WHAT THIS TASK INVOLVES: Extract, in full, the lines below, beginning at the first and ending with the line that contains "BOTTOM = 68". Pictures do not belong in the copy.

━━━━━━━━━━

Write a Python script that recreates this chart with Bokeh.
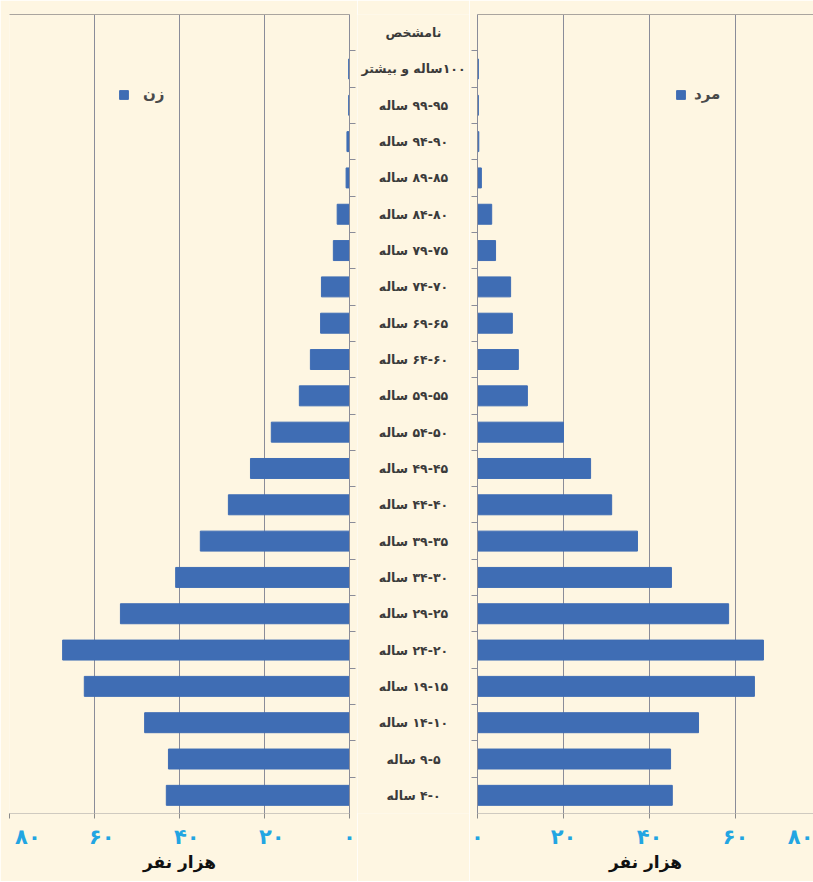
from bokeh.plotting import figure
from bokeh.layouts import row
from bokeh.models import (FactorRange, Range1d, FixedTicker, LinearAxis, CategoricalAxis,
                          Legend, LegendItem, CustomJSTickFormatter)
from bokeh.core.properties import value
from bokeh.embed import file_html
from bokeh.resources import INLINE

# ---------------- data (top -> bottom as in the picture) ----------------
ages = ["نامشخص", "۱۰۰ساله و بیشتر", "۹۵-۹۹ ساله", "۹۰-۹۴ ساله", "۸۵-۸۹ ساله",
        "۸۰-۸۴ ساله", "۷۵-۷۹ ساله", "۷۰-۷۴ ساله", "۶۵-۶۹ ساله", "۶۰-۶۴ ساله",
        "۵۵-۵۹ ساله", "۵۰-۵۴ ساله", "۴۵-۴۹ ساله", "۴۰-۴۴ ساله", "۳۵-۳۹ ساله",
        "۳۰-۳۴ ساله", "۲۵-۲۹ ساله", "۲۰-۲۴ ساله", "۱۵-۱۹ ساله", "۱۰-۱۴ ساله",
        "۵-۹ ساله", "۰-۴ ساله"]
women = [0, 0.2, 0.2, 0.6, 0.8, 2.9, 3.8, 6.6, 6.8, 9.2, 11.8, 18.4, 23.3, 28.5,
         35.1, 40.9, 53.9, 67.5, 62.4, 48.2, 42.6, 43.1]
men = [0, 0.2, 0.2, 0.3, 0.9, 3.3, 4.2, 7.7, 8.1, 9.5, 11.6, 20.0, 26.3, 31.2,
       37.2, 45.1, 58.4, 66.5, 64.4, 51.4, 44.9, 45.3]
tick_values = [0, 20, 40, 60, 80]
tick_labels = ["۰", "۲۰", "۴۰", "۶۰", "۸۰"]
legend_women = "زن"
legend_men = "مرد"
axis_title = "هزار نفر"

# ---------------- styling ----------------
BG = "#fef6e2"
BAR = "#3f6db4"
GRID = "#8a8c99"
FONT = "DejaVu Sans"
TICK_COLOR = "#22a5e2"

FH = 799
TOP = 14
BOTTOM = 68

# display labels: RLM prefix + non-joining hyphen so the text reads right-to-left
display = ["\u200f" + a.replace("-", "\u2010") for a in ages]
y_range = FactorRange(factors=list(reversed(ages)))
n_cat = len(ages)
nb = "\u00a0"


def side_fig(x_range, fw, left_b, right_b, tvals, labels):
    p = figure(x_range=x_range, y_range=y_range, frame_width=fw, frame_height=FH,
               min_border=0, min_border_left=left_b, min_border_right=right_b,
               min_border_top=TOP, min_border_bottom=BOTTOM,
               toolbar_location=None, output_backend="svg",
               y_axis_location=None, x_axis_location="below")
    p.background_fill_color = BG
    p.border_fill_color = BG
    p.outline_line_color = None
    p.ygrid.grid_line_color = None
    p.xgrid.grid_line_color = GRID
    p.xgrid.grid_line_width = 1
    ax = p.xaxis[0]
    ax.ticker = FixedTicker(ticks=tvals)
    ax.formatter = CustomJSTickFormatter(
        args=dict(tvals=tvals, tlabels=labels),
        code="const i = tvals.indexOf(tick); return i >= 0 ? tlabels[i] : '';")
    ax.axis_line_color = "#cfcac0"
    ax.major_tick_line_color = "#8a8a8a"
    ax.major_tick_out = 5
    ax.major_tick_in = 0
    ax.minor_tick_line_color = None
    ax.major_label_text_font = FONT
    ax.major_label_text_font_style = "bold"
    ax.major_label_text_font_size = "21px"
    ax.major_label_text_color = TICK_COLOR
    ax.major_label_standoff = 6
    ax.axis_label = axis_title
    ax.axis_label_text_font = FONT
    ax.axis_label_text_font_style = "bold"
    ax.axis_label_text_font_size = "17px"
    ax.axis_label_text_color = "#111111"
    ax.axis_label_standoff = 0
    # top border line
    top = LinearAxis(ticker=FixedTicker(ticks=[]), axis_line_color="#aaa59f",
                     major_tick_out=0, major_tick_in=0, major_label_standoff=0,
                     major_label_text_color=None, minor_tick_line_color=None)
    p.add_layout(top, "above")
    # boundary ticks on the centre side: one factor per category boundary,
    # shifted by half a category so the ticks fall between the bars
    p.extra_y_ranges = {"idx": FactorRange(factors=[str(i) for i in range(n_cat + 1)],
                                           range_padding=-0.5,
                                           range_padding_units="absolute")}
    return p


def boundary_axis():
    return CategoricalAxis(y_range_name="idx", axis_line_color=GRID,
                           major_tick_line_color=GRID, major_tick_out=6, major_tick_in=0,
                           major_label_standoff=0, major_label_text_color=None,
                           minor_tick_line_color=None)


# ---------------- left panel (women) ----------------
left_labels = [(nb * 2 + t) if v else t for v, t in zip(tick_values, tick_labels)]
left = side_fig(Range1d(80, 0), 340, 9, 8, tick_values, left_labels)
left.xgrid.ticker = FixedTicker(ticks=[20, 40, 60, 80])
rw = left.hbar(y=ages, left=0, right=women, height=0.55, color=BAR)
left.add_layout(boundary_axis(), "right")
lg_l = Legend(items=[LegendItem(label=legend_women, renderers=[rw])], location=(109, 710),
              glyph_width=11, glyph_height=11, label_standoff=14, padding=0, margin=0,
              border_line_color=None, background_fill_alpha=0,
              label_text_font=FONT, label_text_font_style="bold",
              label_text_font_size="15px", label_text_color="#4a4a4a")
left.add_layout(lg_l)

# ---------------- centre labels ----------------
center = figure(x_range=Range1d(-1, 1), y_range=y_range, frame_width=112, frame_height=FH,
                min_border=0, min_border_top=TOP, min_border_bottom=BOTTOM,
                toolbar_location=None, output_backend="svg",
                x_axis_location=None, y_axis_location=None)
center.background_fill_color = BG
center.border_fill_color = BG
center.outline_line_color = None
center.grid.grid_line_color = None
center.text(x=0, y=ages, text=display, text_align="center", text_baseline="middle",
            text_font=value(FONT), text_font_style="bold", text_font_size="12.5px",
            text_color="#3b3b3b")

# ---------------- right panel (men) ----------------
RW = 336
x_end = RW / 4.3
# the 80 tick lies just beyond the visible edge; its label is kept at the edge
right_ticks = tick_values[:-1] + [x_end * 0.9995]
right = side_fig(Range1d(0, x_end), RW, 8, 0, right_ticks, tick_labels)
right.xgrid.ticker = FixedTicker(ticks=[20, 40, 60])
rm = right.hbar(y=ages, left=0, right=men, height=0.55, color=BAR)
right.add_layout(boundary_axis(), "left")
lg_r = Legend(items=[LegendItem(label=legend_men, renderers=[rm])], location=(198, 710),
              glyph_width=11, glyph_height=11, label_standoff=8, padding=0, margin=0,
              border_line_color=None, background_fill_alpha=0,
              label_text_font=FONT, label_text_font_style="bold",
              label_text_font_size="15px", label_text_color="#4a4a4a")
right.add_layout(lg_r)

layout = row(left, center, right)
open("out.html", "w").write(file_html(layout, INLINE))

━━━━━━━━━━

REPLY TO THE TASK:
Write a Python script that recreates this chart with Bokeh.
from bokeh.plotting import figure
from bokeh.layouts import row
from bokeh.models import (FactorRange, Range1d, FixedTicker, LinearAxis, CategoricalAxis,
                          Legend, LegendItem, CustomJSTickFormatter)
from bokeh.core.properties import value
from bokeh.embed import file_html
from bokeh.resources import INLINE

# ---------------- data (top -> bottom as in the picture) ----------------
ages = ["نامشخص", "۱۰۰ساله و بیشتر", "۹۵-۹۹ ساله", "۹۰-۹۴ ساله", "۸۵-۸۹ ساله",
        "۸۰-۸۴ ساله", "۷۵-۷۹ ساله", "۷۰-۷۴ ساله", "۶۵-۶۹ ساله", "۶۰-۶۴ ساله",
        "۵۵-۵۹ ساله", "۵۰-۵۴ ساله", "۴۵-۴۹ ساله", "۴۰-۴۴ ساله", "۳۵-۳۹ ساله",
        "۳۰-۳۴ ساله", "۲۵-۲۹ ساله", "۲۰-۲۴ ساله", "۱۵-۱۹ ساله", "۱۰-۱۴ ساله",
        "۵-۹ ساله", "۰-۴ ساله"]
women = [0, 0.2, 0.2, 0.6, 0.8, 2.9, 3.8, 6.6, 6.8, 9.2, 11.8, 18.4, 23.3, 28.5,
         35.1, 40.9, 53.9, 67.5, 62.4, 48.2, 42.6, 43.1]
men = [0, 0.2, 0.2, 0.3, 0.9, 3.3, 4.2, 7.7, 8.1, 9.5, 11.6, 20.0, 26.3, 31.2,
       37.2, 45.1, 58.4, 66.5, 64.4, 51.4, 44.9, 45.3]
tick_values = [0, 20, 40, 60, 80]
tick_labels = ["۰", "۲۰", "۴۰", "۶۰", "۸۰"]
legend_women = "زن"
legend_men = "مرد"
axis_title = "هزار نفر"

# ---------------- styling ----------------
BG = "#fef6e2"
BAR = "#3f6db4"
GRID = "#8a8c99"
FONT = "DejaVu Sans"
TICK_COLOR = "#22a5e2"

FH = 799
TOP = 14
BOTTOM = 68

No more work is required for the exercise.